_Task objective_
Compute the number of lines that include the string "this", then output that number and nothing else.

_Material for the task_

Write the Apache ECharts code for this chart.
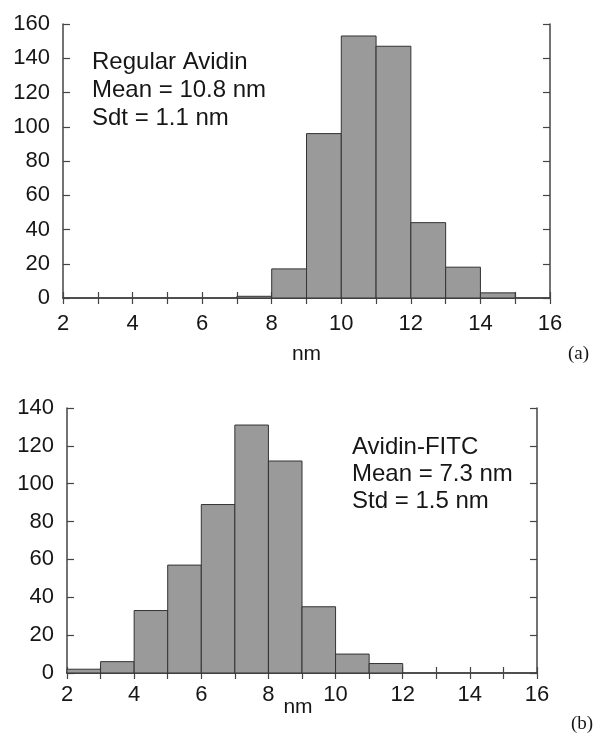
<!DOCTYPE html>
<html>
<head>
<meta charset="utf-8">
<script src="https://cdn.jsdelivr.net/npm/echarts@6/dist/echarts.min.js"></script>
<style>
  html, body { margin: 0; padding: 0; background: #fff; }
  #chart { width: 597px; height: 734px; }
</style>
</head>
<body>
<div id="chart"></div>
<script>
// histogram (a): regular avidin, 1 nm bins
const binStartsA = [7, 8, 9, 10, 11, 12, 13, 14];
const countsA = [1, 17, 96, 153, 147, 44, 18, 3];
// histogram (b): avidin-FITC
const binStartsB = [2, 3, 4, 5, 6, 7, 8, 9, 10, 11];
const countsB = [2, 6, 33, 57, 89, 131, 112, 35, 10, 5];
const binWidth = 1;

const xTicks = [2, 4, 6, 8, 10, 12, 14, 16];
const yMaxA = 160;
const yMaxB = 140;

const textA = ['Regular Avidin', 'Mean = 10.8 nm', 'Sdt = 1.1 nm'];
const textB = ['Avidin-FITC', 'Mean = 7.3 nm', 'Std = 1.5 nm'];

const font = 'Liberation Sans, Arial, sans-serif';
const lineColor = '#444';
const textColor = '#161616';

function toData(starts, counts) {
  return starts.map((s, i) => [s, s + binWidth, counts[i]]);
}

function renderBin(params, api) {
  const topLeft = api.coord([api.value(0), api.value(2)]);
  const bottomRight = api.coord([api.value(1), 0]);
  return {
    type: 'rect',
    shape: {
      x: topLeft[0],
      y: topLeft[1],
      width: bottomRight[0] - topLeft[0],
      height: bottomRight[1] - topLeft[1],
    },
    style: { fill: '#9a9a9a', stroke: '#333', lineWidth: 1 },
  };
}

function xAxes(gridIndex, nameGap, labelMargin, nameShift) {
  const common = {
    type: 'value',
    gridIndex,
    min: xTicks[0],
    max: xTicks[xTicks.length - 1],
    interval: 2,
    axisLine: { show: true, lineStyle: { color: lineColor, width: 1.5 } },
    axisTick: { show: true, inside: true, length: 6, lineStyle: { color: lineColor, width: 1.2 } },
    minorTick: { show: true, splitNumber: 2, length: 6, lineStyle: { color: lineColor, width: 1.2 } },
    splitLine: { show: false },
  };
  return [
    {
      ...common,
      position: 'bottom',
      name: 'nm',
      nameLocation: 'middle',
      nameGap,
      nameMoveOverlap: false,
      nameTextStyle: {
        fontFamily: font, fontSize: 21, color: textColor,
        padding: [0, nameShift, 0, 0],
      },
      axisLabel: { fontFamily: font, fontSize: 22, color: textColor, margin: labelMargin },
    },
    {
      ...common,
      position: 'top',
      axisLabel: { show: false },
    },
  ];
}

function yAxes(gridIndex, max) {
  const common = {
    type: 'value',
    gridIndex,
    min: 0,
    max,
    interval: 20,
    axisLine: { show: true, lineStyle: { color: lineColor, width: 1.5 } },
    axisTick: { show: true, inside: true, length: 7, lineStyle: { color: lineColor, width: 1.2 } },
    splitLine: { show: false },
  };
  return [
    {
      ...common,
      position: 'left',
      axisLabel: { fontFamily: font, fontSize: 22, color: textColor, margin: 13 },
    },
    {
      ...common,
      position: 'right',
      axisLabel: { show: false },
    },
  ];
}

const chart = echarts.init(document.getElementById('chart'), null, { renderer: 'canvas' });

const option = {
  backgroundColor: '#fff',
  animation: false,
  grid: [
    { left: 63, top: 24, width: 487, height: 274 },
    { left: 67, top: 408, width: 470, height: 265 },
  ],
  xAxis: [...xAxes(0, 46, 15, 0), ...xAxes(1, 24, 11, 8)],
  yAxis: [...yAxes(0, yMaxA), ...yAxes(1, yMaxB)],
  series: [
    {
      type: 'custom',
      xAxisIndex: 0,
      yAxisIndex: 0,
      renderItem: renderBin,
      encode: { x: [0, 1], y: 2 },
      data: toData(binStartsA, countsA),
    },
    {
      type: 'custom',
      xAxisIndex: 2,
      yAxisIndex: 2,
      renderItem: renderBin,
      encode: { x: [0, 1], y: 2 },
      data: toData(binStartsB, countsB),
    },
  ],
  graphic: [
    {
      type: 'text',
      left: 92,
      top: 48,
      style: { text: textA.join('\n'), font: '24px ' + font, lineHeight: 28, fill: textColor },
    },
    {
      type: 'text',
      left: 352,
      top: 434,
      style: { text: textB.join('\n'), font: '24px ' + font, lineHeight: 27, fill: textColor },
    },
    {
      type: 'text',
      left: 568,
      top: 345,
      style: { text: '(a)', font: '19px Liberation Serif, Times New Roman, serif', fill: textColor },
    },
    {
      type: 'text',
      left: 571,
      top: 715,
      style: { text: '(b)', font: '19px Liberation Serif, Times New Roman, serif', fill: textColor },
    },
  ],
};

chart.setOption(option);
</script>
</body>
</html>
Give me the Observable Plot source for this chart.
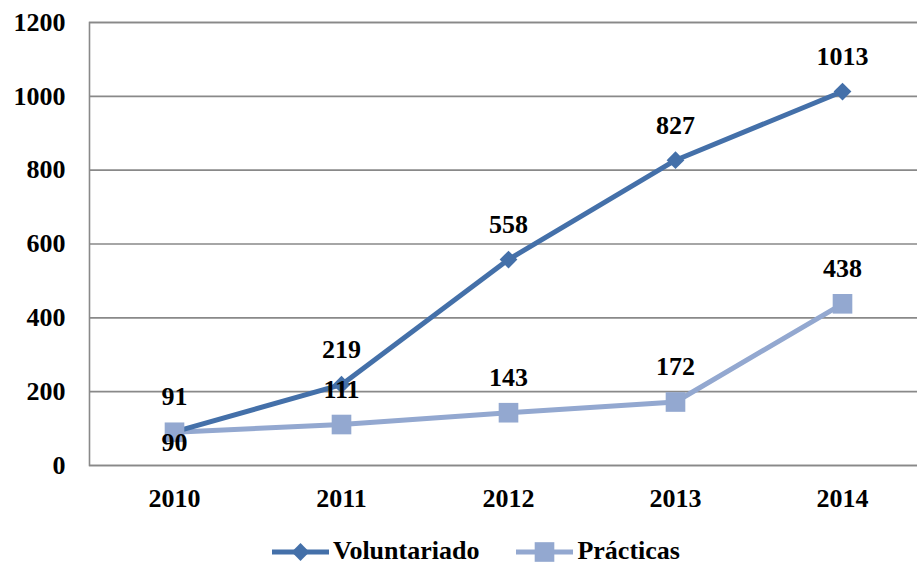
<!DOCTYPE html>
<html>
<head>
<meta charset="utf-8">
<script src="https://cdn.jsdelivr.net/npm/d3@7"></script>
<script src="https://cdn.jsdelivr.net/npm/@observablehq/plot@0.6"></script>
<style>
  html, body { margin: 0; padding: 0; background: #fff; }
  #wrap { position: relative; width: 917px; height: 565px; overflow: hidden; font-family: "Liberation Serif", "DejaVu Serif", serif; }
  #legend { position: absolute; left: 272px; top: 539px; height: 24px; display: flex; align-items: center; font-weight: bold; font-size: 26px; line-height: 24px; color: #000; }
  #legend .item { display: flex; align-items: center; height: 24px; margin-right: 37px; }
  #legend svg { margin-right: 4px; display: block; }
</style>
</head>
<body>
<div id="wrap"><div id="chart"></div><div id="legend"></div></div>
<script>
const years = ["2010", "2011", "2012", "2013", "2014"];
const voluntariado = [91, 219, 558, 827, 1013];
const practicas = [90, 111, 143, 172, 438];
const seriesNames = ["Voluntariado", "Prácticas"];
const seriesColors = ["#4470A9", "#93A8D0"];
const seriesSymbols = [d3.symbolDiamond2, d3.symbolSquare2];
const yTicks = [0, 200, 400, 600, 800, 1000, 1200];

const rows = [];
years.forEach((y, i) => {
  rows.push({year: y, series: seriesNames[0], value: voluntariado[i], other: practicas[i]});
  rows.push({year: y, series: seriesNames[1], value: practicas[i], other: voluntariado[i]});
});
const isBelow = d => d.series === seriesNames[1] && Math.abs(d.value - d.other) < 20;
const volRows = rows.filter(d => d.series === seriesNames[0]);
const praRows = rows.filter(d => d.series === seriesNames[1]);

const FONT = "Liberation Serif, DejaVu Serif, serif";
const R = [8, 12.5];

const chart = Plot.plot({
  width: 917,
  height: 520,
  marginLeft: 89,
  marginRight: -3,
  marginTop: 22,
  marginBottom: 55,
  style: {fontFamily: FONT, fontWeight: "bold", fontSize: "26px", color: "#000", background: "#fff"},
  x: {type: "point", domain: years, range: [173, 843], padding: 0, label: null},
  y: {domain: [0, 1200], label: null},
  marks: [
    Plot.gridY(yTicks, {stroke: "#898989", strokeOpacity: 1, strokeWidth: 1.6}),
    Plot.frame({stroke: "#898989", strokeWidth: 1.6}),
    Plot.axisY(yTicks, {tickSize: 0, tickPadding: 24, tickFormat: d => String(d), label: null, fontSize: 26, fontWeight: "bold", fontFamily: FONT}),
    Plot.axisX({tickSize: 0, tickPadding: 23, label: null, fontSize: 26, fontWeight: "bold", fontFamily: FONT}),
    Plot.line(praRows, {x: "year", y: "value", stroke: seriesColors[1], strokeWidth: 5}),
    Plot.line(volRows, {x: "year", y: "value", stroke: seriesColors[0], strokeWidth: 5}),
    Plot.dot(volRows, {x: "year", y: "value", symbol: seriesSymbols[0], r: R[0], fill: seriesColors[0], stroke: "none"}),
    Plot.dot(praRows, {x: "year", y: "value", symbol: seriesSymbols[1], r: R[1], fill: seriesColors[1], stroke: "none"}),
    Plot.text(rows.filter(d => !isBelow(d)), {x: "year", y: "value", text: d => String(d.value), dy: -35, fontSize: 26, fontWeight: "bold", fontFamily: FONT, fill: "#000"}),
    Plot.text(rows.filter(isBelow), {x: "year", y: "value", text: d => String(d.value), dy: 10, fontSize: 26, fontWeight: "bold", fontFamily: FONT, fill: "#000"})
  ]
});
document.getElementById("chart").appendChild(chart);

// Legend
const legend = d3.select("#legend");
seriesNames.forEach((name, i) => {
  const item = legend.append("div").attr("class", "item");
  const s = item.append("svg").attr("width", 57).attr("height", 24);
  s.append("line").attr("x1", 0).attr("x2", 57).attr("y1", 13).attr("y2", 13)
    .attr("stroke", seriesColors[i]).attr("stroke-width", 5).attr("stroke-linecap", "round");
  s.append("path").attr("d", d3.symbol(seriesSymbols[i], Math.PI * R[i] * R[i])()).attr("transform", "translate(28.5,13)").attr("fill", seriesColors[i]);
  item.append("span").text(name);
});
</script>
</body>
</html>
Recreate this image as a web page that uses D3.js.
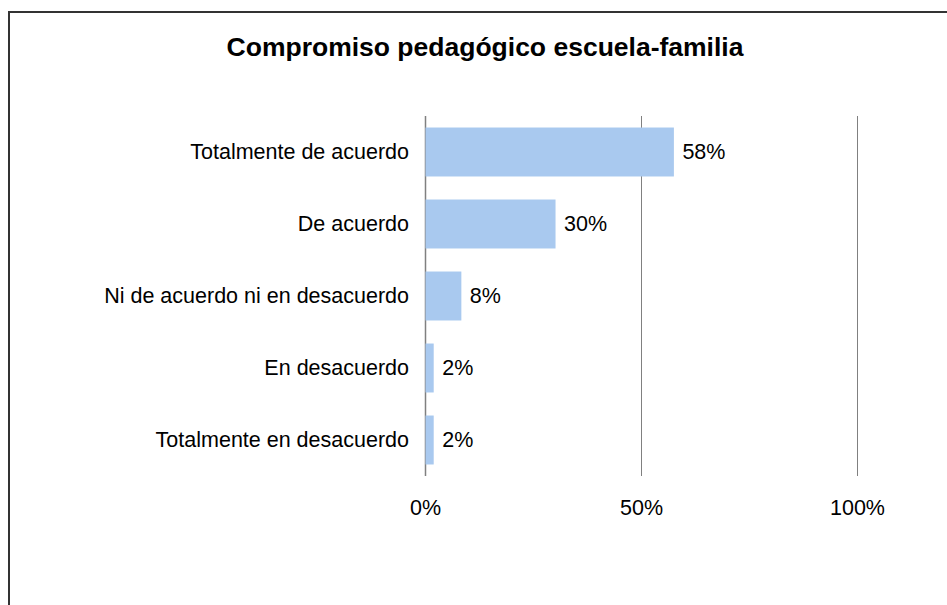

_Reply to the exercise_
3